Ao chegarem, o palmadista ainda se encontrava muito nervoso, segurando o filho pelo braço e ameaçando torcer-lhe a orelha, se os agentes do Comando se aproximassem. Sim, tudo indicava que ele seria capaz desse ato extremo, do qual o menino podia jamais vir a recuperar-se, não convinha facilitar.
Mais um trabalho para Rocha Pirado, que, depois de uma série de manobras delicadas, conseguiu chegar perto do desesperado o suficiente para começar a lhe fazer uma série de perguntas. Depois de cerca de meia hora de trabalho, o homem cedeu. Se Pirado prometesse calar a boca, ele se entregaria, o que de fato aconteceu. Cabisbaixo, cobrindo o rosto com um casaco para evitar ser reconhecido, o palmadista foi recolhido, na companhia de sua esposa e cúmplice.
Brasílio olhou para o rostinho do menino socorrido. Agora ele ia ficar livre de torturas, sob os cuidados zelosos de uma instituição pública para menores, enquanto seus desorientados pais passariam uma temporada num manicômio judiciário, para exames e tratamento das perversões já diagnosticadas por Rocha Pirado. Só momentos como esse faziam valer a pena o sacrifício de ser um atribulado agente da lei.

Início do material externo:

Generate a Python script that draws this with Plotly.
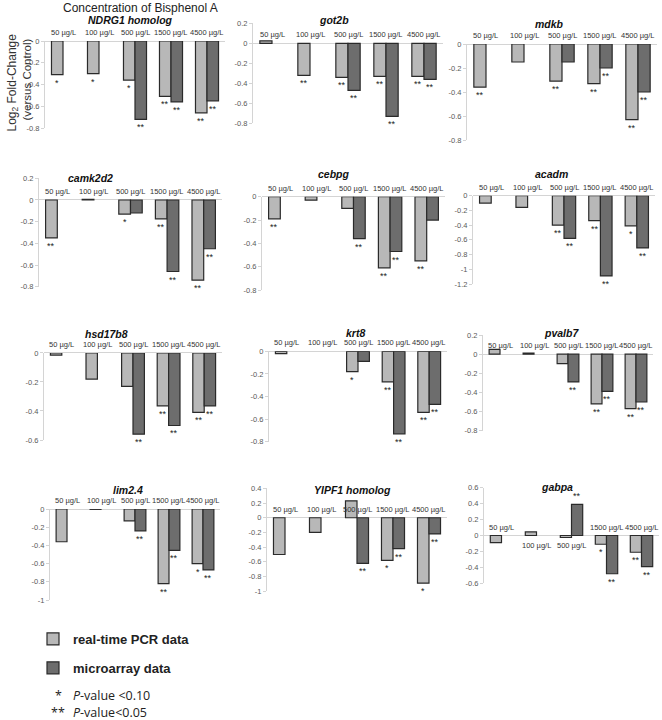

Mas a vida não para, o crime não descansa e eis que o rádio chama novamente. Do outro lado, o detetive Nuguete, com um recado macabro. Restos de um hambúrguer meio mordido haviam sido achados numa escola em Perdizes. "Prepare-se", disse Nuguete. "Não é uma visão bonita." Brasílio suspirou outra vez. Já ouvira falar que os alunos daquela escola consumiam secretamente comidas proibidas e havia homens seus seguindo os passos da quadrilha traficante de jujubas que lá estava agindo. Entrou na viatura, ligou a sirene. No rádio, notícias sobre três assaltos com quatro mortos, dois atropelamentos por motoristas bêbados com seis mortos cada e um sequestro relâmpago com um morto só.
Brasílio lembrou com orgulho que nada daquilo era de sua alçada.
"Comigo, tudo bem", pensou. "Comigo, o cidadão está protegido."